The ancestry of modern Europeans has been traced back to a single founding group of early humans living in the north west of the continent about 35,000 years ago. Researchers analysed the DNA from 51 prehistoric Europeans to find migration patterns and population changes over thousands of years.

Fossil evidence shows early humans first entered Europe roughly 45,000 years ago. However, little is known about their genetic ancestry before the onset of agriculture, some 8,000 years ago. Between their arrival and agriculture, Europe saw the end of the last Ice Age. Ice sheets that had covered northern Europe and Scandinavia between 25,000 and 19,000 years ago began to retreat.

A team of scientists, led by Harvard's David Reich, has now carried out the most comprehensive analysis of early European DNA to date. Previously, genetic data on just four prehistoric Europeans was available. "Trying to represent this vast period of European history with just four samples is like trying to summarise a movie with four still images," Reich said.

Red Lady of El Mirón Cave
Lower jaw of the 19,000-year-old Red Lady of El Mirón Cave from northern Spain. Lawrence G. Straus

Using 51 samples, the team was able to build up a far more extensive view of the changes over time. Findings, published in Nature, showed there were two major population changes in Europe between 45,000 and 7,000 years ago. The upheavals reveal how the Ice Age impacted the migration of populations and modern Europeans came from one founding population that lived in north west Europe roughly 35,000 years ago.

This founding group was displaced, however. It was found to have been living in south west Europe 19,000 years ago. As the ice started retreating, this same group spread northwards and repopulated Europe.

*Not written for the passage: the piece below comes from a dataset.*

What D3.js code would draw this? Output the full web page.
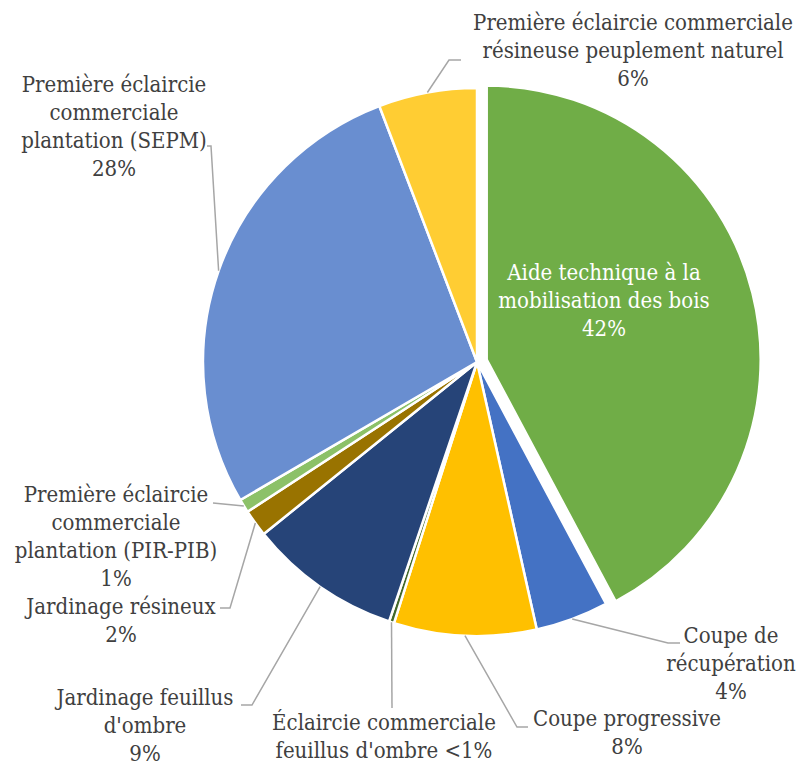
<!doctype html>
<html>
<head>
<meta charset="utf-8">
<script src="https://cdn.jsdelivr.net/npm/d3@7"></script>
<style>
  body { margin: 0; background: #fff; }
  text { font-family: "DejaVu Serif Condensed", "DejaVu Serif", serif; font-stretch: condensed; }
</style>
</head>
<body>
<script>
// slices, clockwise from 12 o'clock
var categories = [
  "Aide technique à la mobilisation des bois",
  "Coupe de récupération",
  "Coupe progressive",
  "Éclaircie commerciale feuillus d'ombre",
  "Jardinage feuillus d'ombre",
  "Jardinage résineux",
  "Première éclaircie commerciale plantation (PIR-PIB)",
  "Première éclaircie commerciale plantation (SEPM)",
  "Première éclaircie commerciale résineuse peuplement naturel"
];
var values = [42.2, 4.3, 8.4, 0.3, 9.0, 1.6, 0.8, 27.6, 5.8];
var pctLabels = ["42%", "4%", "8%", "<1%", "9%", "2%", "1%", "28%", "6%"];
var labelLines = [
  ["Aide technique à la", "mobilisation des bois", "42%"],
  ["Coupe de", "récupération", "4%"],
  ["Coupe progressive", "8%"],
  ["Éclaircie commerciale", "feuillus d'ombre <1%"],
  ["Jardinage feuillus", "d'ombre", "9%"],
  ["Jardinage résineux", "2%"],
  ["Première éclaircie", "commerciale", "plantation (PIR-PIB)", "1%"],
  ["Première éclaircie", "commerciale", "plantation (SEPM)", "28%"],
  ["Première éclaircie commerciale", "résineuse peuplement naturel", "6%"]
];
var colors = ["#70AD47", "#4472C4", "#FFC000", "#43682B", "#264478",
              "#997300", "#8CC168", "#698ED0", "#FFCD33"];

// label layout: text centre x, first baseline y, leader elbow points
var layout = [
  {x: 604, y: 280, inside: true},
  {x: 731, y: 643, pts: [[668, 643], [680, 643]]},
  {x: 627, y: 726, pts: [[517, 727], [528, 727]]},
  {x: 384, y: 730, pts: [[392, 708]]},
  {x: 145, y: 705, pts: [[252, 705], [241, 705]]},
  {x: 121, y: 614, pts: [[230, 608], [220, 608]]},
  {x: 116, y: 502, pts: [[213, 503]]},
  {x: 114, y: 92, pts: [[211, 146], [207, 146]]},
  {x: 633, y: 30, pts: [[449, 60], [461, 60]]}
];

var W = 802, H = 765, cx = 477, cy = 362, R = 274;
var explode = [10, 0, 0, 0, 0, 0, 0, 0, 0];

var svg = d3.select('body').append('svg')
    .attr('width', W)
    .attr('height', H);

var pie = d3.pie().sort(null).value(function(d){ return d; });
var arcs = pie(values);
var arc = d3.arc().innerRadius(0).outerRadius(R);

var g = svg.append('g').attr('transform', 'translate(' + cx + ',' + cy + ')');

g.selectAll('path').data(arcs).enter().append('path')
    .attr('d', arc)
    .attr('fill', function(d, i){ return colors[i]; })
    .attr('stroke', '#fff')
    .attr('stroke-width', 2.5)
    .attr('stroke-linejoin', 'round')
    .attr('transform', function(d, i){
        var a = (d.startAngle + d.endAngle) / 2;
        return 'translate(' + (explode[i] * Math.sin(a)) + ',' + (-explode[i] * Math.cos(a)) + ')';
    });

// leader lines
arcs.forEach(function(d, i){
    var L = layout[i];
    if (L.inside) return;
    var a = (d.startAngle + d.endAngle) / 2;
    var start = [cx + R * Math.sin(a), cy - R * Math.cos(a)];
    var pts = [start].concat(L.pts);
    svg.append('path')
        .attr('d', d3.line()(pts))
        .attr('fill', 'none')
        .attr('stroke', '#A6A6A6')
        .attr('stroke-width', 1.5);
});

// labels
labelLines.forEach(function(lines, i){
    var L = layout[i];
    var t = svg.append('text')
        .attr('text-anchor', 'middle')
        .attr('font-size', 22)
        .attr('fill', L.inside ? '#fff' : '#404040');
    lines.forEach(function(s, k){
        t.append('tspan')
            .attr('x', L.x)
            .attr('y', L.y + k * 28)
            .text(s);
    });
});
</script>
</body>
</html>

Another massive upheaval took place 14,000 years ago, when populations from the south east, including Turkey and Greece, spread into Europe. Their arrival introduced a new genetic component into modern Europeans. "These results document how population turnover and migration have been recurring themes of European pre-history," the study said.

Reich added: "What we see is a population history that is no less complicated than that in the last 7,000 years, with multiple episodes of population replacement and immigration on a vast and dramatic scale, at a time when the climate was changing dramatically."